Monday, October 06, 2008

Tyler Durden's Wall Street?


The Dow Jones Industrial Average is down 576 points thus far today, and it has lost 3,800 points in the past year. I'm afraid to even look at my thrift savings plan, most of which is invested in a S&P 500 fund. The international finance capital meltdown reminds me of Tyler Durden's scheme in Fight Club to force mankind into a primitive state of nature by blowing up the buildings housing major financial institutions simultaneously. Wall Street and its counterparts in London, Paris, Frankfurt, etc. seem to be destroying themselves just fine without the assistance of Brad Pitt, Edward Norton, and their merry band of followers. President-in-waiting Obama and his economic team have their work cut out for them.
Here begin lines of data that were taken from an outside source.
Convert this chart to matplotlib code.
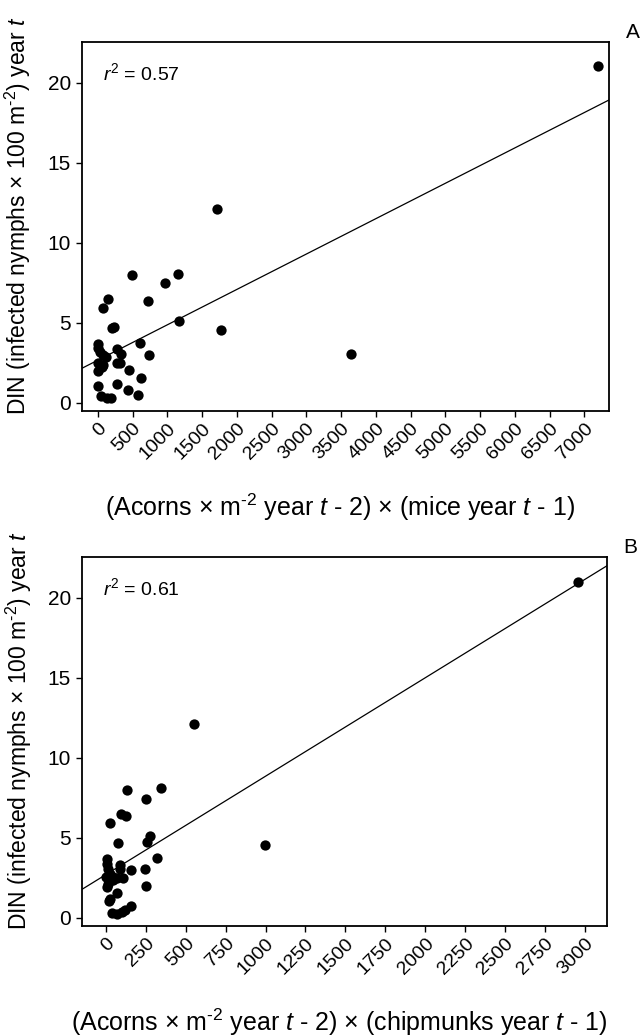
import matplotlib
matplotlib.use('Agg')
import matplotlib.pyplot as plt
import numpy as np

# panel A: (acorns x m-2 year t-2) x (mice year t-1)
mice_x = [0, 50, 128, 190, 583, 435, 272, 622, 453, 272, 324, 732, 329, 281,
          607, 200, 233, 1173, 1777, 70, 147, 718, 967, 496, 1158, 1719, 3639,
          7197, 0, 10, 30, 70, 118, 0, 70, 10, 60]
mice_y = [1.04, 0.42, 0.33, 0.29, 0.48, 0.79, 1.19, 1.56, 2.04, 2.48, 2.48,
          2.98, 3.06, 3.35, 3.73, 4.67, 4.77, 5.12, 4.54, 5.96, 6.5, 6.38,
          7.48, 8.02, 8.08, 12.1, 3.06, 21.06, 3.71, 3.42, 3.17, 3.0, 2.9,
          2.48, 2.38, 2.02, 2.27]
mice_fit = (2.67, 0.00221)   # intercept, slope
mice_r2 = '0.57'

# panel B: (acorns x m-2 year t-2) x (chipmunks year t-1)
chip_x = [553, 998, 131, 344, 250, 94, 127, 25, 276, 259, 75, 319, 88, 88,
          159, 242, 248, 109, 67, 71, 19, 159, 36, 67, 98, 121, 4, 4, 15, 0,
          25, 15, 42, 8, 46, 25, 2957]
chip_y = [12.1, 4.54, 7.98, 8.09, 7.46, 6.48, 6.36, 5.96, 5.1, 4.75, 4.67,
          3.73, 3.31, 3.08, 2.98, 3.06, 2.0, 2.48, 2.48, 1.59, 1.06, 0.77,
          0.29, 0.27, 0.36, 0.5, 3.67, 3.4, 3.08, 2.56, 2.77, 2.15, 2.36,
          1.94, 2.56, 1.17, 21.0]
chip_fit = (2.71, 0.006145)
chip_r2 = '0.61'

plt.rcParams['font.family'] = ['Liberation Sans', 'DejaVu Sans']
plt.rcParams['mathtext.fontset'] = 'custom'
plt.rcParams['mathtext.rm'] = 'Liberation Sans'
plt.rcParams['mathtext.it'] = 'Liberation Sans:italic'

fig = plt.figure(figsize=(6.44, 10.36), dpi=100)

ylab = r'DIN (infected nymphs $\times$ 100 m$^{\text{-2}}$) year $t$'
panels = [
    dict(x=mice_x, y=mice_y, fit=mice_fit, r2=mice_r2, letter='A',
         rect=[0.1273, 0.6033, 0.8183, 0.3562], xlim=(-227, 7355),
         xticks=np.arange(0, 7001, 500),
         xlabel=r'(Acorns $\times$ m$^{\text{-2}}$ year $t$ - 2) $\times$ (mice year $t$ - 1)'),
    dict(x=chip_x, y=chip_y, fit=chip_fit, r2=chip_r2, letter='B',
         rect=[0.1273, 0.1062, 0.8152, 0.3562], xlim=(-150, 3139),
         xticks=np.arange(0, 3001, 250),
         xlabel=r'(Acorns $\times$ m$^{\text{-2}}$ year $t$ - 2) $\times$ (chipmunks year $t$ - 1)'),
]

for p in panels:
    ax = fig.add_axes(p['rect'])
    ax.scatter(p['x'], p['y'], s=55, color='black', zorder=3, linewidths=0)
    xs = np.array(p['xlim'])
    ax.plot(xs, p['fit'][0] + p['fit'][1] * xs, color='black', lw=0.9)
    ax.set_xlim(*p['xlim'])
    ax.set_ylim(-0.5, 22.55)
    ax.set_xticks(p['xticks'])
    ax.set_yticks([0, 5, 10, 15, 20])
    ax.tick_params(direction='out', length=4.5, width=1, labelsize=15)
    ax.tick_params(axis='x', labelsize=14, pad=2)
    for lab in ax.get_xticklabels():
        lab.set_rotation(45)
        lab.set_ha('right')
        lab.set_va('top')
        lab.set_rotation_mode('anchor')
    for s in ax.spines.values():
        s.set_linewidth(1.3)
    ax.text(0.04, 0.915, '$r^2$ = ' + p['r2'], transform=ax.transAxes,
            fontsize=14, ha='left', va='center')
    ax.text(1.045, 1.025, p['letter'], transform=ax.transAxes,
            fontsize=15, ha='center', va='center')
    ax.text(0.49, -0.26, p['xlabel'], transform=ax.transAxes, fontsize=18,
            ha='center', va='center')
    ax.text(-0.121, 0.53, ylab, transform=ax.transAxes, fontsize=16.5,
            ha='center', va='center', rotation=90)

fig.savefig('out.png', dpi=100)
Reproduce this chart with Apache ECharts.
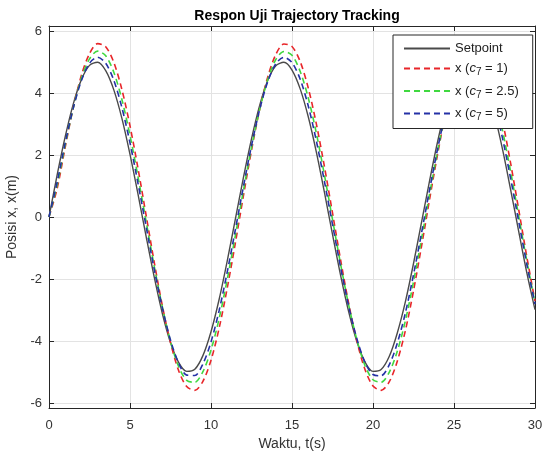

I've no idea how far down the food chain this meltdown will go. I heard this morning that my mortgage company has settled a lawsuit by allowing some subprime borrowers to renegotiate. Hopefully they'll let the rest of us do the same thing. One proposal from Academe to stabilize the real estate market would allow all U.S. homeowners to adjust our mortgages to a flat 5.25% for 30 years. That's not such a bad idea; it strikes me as much better than allowing subprime borrowers to have bankruptcy courts adjust their mortgages, which would clog those courts and might adversely affect the credit ratings of those borrowers during a time when credit is scarce. However, the international nature of this collapse makes me wonder whether anything the U.S. Government comes up with will do much good at all.